The acute coronary syndromes are unstable angina pectoris (UA) and non–ST-elevation MI (NSTEMI). The meta-analysis by Boersma and colleagues summarizes the treatment results of 4 platelet GP IIb/IIIa inhibitors from 6 randomized trials. The combined end point of death or nonfatal MI was reduced, but the individual end point reductions did not reach statistical significance. Of the drugs evaluated in the 6 trials, eptifibatide and tirofiban, but not lamifiban or abciximab, are currently approved for use in the United States for patients with acute coronary syndromes not routinely scheduled for coronary revascularization.

Two subgroup analyses are noteworthy. First, the treatment benefit was present in patients with positive troponin values (odds ratio [OR] 0.85, 95% CI 0.71 to 1.03) but not in those with negative values (OR 1.17, CI 0.94 to 1.44). One conclusion might be that use of these agents should be limited to patients with NSTEMI. Many patients diagnosed with UA are actually misdiagnosed and do not have acute vascular injury; thus, they would not benefit from antithrombotic therapy. Second, although not scheduled for coronary revascularization, 38% of patients actually had PCI or CABG within 30 days. They benefited from treatment (OR 0.89, CI 0.80 to 0.98), whereas those who did not have revascularization did not appear to benefit (OR 0.95, CI 0.86 to 1.05). The 2002 American College of Cardiology–American Heart Association guidelines (1) conclude that “GP IIb/IIIa inhibitors are of substantial benefit in patients with UA/NSTEMI who undergo PCI; they are of modest benefit in patients who are not routinely scheduled to undergo PCI (but who may do so); and they are of questionable benefit in patients who do not undergo PCI.” The women in this analysis were more likely to have negative troponin values and less likely to have revascularization, which probably explains the reported sex difference in treatment effect.

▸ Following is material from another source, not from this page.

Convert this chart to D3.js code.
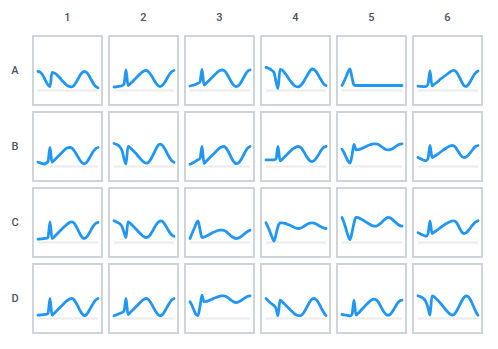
<!DOCTYPE html>
<html>
<head>
<meta charset="utf-8">
<script src="https://cdn.jsdelivr.net/npm/d3@7"></script>
<style>
  body { margin: 0; background: #fff; }
  text { font-family: Roboto, "Noto Sans", sans-serif; font-size: 11px; font-weight: 500; fill: #4a5366; }
</style>
</head>
<body>
<svg id="grid" width="498" height="349"></svg>
<script>
// grid labels
var rowNames = ["A", "B", "C", "D"];
var colNames = ["1", "2", "3", "4", "5", "6"];

// one sparkline per cell, 31 samples each
var A1 = [19, 18.5, 16.5, 13, 9, 5.5, 3.8, 18, 17.5, 16.5, 14.5, 12.5, 10, 8, 6, 4.5, 3.8, 3.7, 5, 8, 11.5, 15, 17.8, 19, 18.5, 16.5, 13, 9.5, 6, 3.8, 2.8];
var A2 = [3.5, 3.7, 4, 4.3, 4.8, 6.5, 20.5, 5, 6.5, 8.5, 10.5, 12.5, 14.5, 16.5, 18.3, 19.5, 20, 19.2, 17, 14, 10.5, 7.3, 5, 4, 4.8, 7, 10.2, 13.8, 17, 19.2, 20];
var A3 = [4.5, 5, 5.5, 6.3, 7.2, 8.5, 21, 5.5, 7, 9, 11, 13, 15, 17, 18.8, 20, 20.5, 20, 18, 14.5, 11, 7.5, 5, 4, 4.5, 6.5, 10, 13.5, 17, 19.5, 20.5];
var A4 = [23, 22.5, 21.5, 20, 18, 9, 2, 21, 20.5, 18.5, 16, 13, 10, 7.5, 5.3, 4, 3.7, 4.5, 6.5, 9.5, 13, 16.5, 19.5, 21.5, 21, 19, 16, 12.5, 9, 6.3, 5];
var A5 = [5, 9, 13.5, 18.5, 21.5, 13, 5.3, 5, 5, 5, 5, 5, 5, 5, 5, 5, 5, 5, 5, 5, 5, 5, 5, 5, 5, 5, 5, 5, 5, 5, 5];
var A6 = [4.3, 4.2, 4, 3.8, 4, 6.5, 19.5, 4.5, 6, 7.5, 9, 11, 12.5, 14, 15.5, 17, 18.5, 19.8, 20.2, 19, 16, 12, 8, 4.8, 4, 5.5, 8.5, 12, 15.5, 18, 19.5];

var B1 = [4.3, 3.6, 2.9, 2.5, 3.2, 5, 19, 4.3, 6, 8, 10, 12, 14, 16, 17.8, 18.8, 19, 18.3, 16, 13, 9.5, 6.3, 3.8, 2.7, 3.5, 6, 9.5, 13, 16, 18.2, 19];
var B2 = [23, 22.3, 21.3, 19.5, 16, 8, 2.5, 20, 19, 17, 15, 13, 10.5, 8.2, 6, 4.3, 3.3, 3.8, 6, 9.5, 13.5, 17.5, 21, 22.3, 21.5, 19, 15.5, 11.5, 8, 5.5, 4.3];
var B3 = [2.3, 3.3, 4.3, 5.5, 6.7, 8, 20, 3, 5, 7, 9, 11, 13, 15, 17, 18.8, 19.7, 20, 18.5, 15.5, 11.5, 7.5, 4.5, 2.8, 3.2, 5.3, 8.5, 12.5, 16, 18.8, 20];
var B4 = [6.7, 6.7, 6.6, 6.6, 6.7, 7.5, 20, 5.7, 7, 9, 11, 13, 15, 16.8, 18.3, 19.4, 20, 19.5, 17.5, 14.5, 11, 7.8, 5.7, 5, 5.8, 8, 11, 14.3, 17.3, 19.3, 20];
var B5 = [17.3, 14, 9.5, 5.5, 3.3, 11, 22, 16.7, 16.8, 17.3, 18, 19, 20, 21, 21.8, 22.4, 22.7, 22.7, 22.2, 21, 19.5, 18, 17, 16.7, 16.9, 17.6, 18.8, 20.2, 21.5, 22.3, 22.7];
var B6 = [9, 8, 7, 6.2, 5.7, 8, 21, 9, 10, 11.2, 12.5, 14, 15.5, 17, 18.3, 19.5, 20.5, 21, 20.5, 18.5, 15.5, 12.3, 10, 9, 9.5, 11, 13.3, 16, 18.5, 20.3, 21];

var C1 = [3.3, 3.5, 3.7, 4, 4.2, 5, 20.7, 4, 5.5, 7.5, 9.5, 11.5, 13.5, 15.5, 17.3, 19, 20.2, 20.7, 19.5, 16.5, 12.5, 8.5, 5.5, 4, 4.8, 7.3, 10.7, 14.2, 17.3, 19.3, 20];
var C2 = [21.7, 20.8, 19.7, 18.5, 16, 10, 5, 20.7, 19.5, 17.5, 15.5, 13.5, 11.3, 9.2, 7.2, 5.7, 5, 5.5, 7.5, 10.5, 14, 17.5, 20, 21.5, 21.3, 19.3, 16.3, 12.8, 9.6, 7.3, 6.3];
var C3 = [4, 9, 13.5, 18.5, 21.7, 13, 5, 5.3, 6.2, 7.2, 8.3, 9.4, 10.4, 11.3, 12, 12.3, 12.3, 12, 11, 9.3, 7.5, 5.8, 4.6, 4, 4.3, 5.3, 6.7, 8.3, 9.9, 11.3, 12.3];
var C4 = [19.7, 15.5, 10.5, 5.5, 1.5, 8, 16, 19.7, 19.6, 19.3, 18.8, 18, 17.2, 16.3, 15.3, 14.5, 14, 14.2, 15, 16.2, 17.5, 18.7, 19.4, 19.7, 19.4, 18.6, 17.4, 16.2, 15.2, 14.4, 14];
var C5 = [25, 20, 13.5, 7, 3, 10, 19.5, 25, 24.8, 24, 23, 21.8, 20.5, 19.2, 18, 17, 16.4, 16.4, 17.2, 18.7, 20.5, 22.5, 24, 25, 24.6, 23.3, 21.5, 19.7, 18, 16.9, 16.3];
var C6 = [9.7, 8.8, 7.8, 7, 6.3, 8.5, 21.7, 9, 10.2, 11.5, 13, 14.5, 16, 17.4, 18.7, 19.8, 20.8, 21.5, 21.7, 20.5, 17.5, 13.5, 10.3, 9, 9.6, 11.5, 14, 16.7, 19, 20.8, 21.7];

var D1 = [3.3, 3.5, 3.7, 4, 4.2, 5, 20, 3.3, 5, 7, 9, 11, 13, 15, 17, 18.5, 19.6, 20, 18.8, 15.8, 12, 8, 4.8, 2.8, 3.5, 6, 9.5, 13, 16.3, 18.7, 20];
var D2 = [2.7, 3.5, 4.3, 5.2, 6, 7.3, 20, 4, 5.8, 7.8, 9.8, 11.8, 13.8, 15.8, 17.8, 19.3, 20, 19.3, 17, 13.8, 10, 6.5, 4, 2.8, 3.5, 6, 9.5, 13, 16.3, 18.8, 20];
var D3 = [16.7, 13, 8.5, 4, 3, 12, 23.3, 16.7, 17, 17.6, 18.4, 19.3, 20.2, 21, 21.7, 22.3, 22.6, 22.6, 22, 20.8, 19.2, 17.7, 16.5, 16, 16.3, 17.2, 18.6, 20, 21.3, 22.2, 22.7];
var D4 = [20, 18, 16, 14.5, 13, 10, 2.7, 18.3, 17, 15, 13, 11, 9, 7, 5.2, 3.8, 3, 2.8, 3.8, 6.3, 9.8, 13.5, 17, 19.3, 20, 19, 16.5, 13, 9, 5.5, 3];
var D5 = [4, 3.7, 3.3, 3, 2.7, 4, 18.3, 3.3, 5, 7, 9.2, 11.4, 13.6, 15.6, 17.4, 18.8, 19.3, 18.8, 16.8, 13.5, 9.8, 6.5, 4.2, 3.3, 4, 6.3, 9.5, 12.8, 15.8, 17.8, 18.3];
var D6 = [22.7, 22, 21, 19.5, 16.5, 11, 3.3, 22.7, 21.8, 20, 18, 15.8, 13.5, 11, 8.5, 6.3, 4.5, 3.5, 4, 6.5, 10, 14, 18, 21, 22.5, 22, 19.5, 15.5, 11, 6.5, 3.3];

var grid = [
  [A1, A2, A3, A4, A5, A6],
  [B1, B2, B3, B4, B5, B6],
  [C1, C2, C3, C4, C5, C6],
  [D1, D2, D3, D4, D5, D6]
];

var svg = d3.select("#grid");

// cell placement
var colScale = d3.scaleBand().domain(colNames).range([32, 483]).paddingInner(5 / 76);
var rowScale = d3.scaleBand().domain(rowNames).range([35, 334]).paddingInner(5 / 76);
var cellSize = colScale.bandwidth();

// scales inside one cell
var xIn = d3.scaleLinear().domain([0, 30]).range([6, 66]);
var yIn = d3.scaleLinear().domain([0, 40]).range([55.5, 15.5]);

var spark = d3.line()
  .x(function(d, i) { return xIn(i); })
  .y(function(d) { return yIn(d); })
  .curve(d3.curveMonotoneX);

// column headers
svg.selectAll(".colLabel")
  .data(colNames)
  .enter().append("text")
    .attr("class", "colLabel")
    .attr("x", function(d) { return colScale(d) + cellSize / 2; })
    .attr("y", 21)
    .attr("text-anchor", "middle")
    .text(function(d) { return d; });

// row headers
svg.selectAll(".rowLabel")
  .data(rowNames)
  .enter().append("text")
    .attr("class", "rowLabel")
    .attr("x", 15)
    .attr("y", function(d) { return rowScale(d) + cellSize / 2 + 3.8; })
    .attr("text-anchor", "middle")
    .text(function(d) { return d; });

// cells
var cells = [];
grid.forEach(function(row, r) {
  row.forEach(function(vals, c) {
    cells.push({ row: rowNames[r], col: colNames[c], vals: vals });
  });
});

var cell = svg.selectAll(".cell")
  .data(cells)
  .enter().append("g")
    .attr("class", "cell")
    .attr("transform", function(d) {
      return "translate(" + colScale(d.col) + "," + rowScale(d.row) + ")";
    });

cell.append("rect")
  .attr("x", 1)
  .attr("y", 1)
  .attr("width", cellSize - 2)
  .attr("height", cellSize - 2)
  .attr("fill", "#fff")
  .attr("stroke", "#cfd3dc")
  .attr("stroke-width", 2);

cell.append("line")
  .attr("x1", xIn(0))
  .attr("x2", xIn(30))
  .attr("y1", yIn(0))
  .attr("y2", yIn(0))
  .attr("stroke", "#ebebeb")
  .attr("stroke-width", 1.8);

cell.append("path")
  .attr("d", function(d) { return spark(d.vals); })
  .attr("fill", "none")
  .attr("stroke", "#2196f3")
  .attr("stroke-width", 2.8)
  .attr("stroke-linecap", "round")
  .attr("stroke-linejoin", "round");
</script>
</body>
</html>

Current trials are evaluating combinations of GP IIb/IIIa antagonists, clopidogrel, and enoxaparin.

Eric R. Bates, MD
University of Michigan
Ann Arbor, Michigan, USA


1. American College of Cardiology/American Heart Association. 2002 guideline update for the management of patients with unstable angina and non-ST-segment elevation myocardial infarction.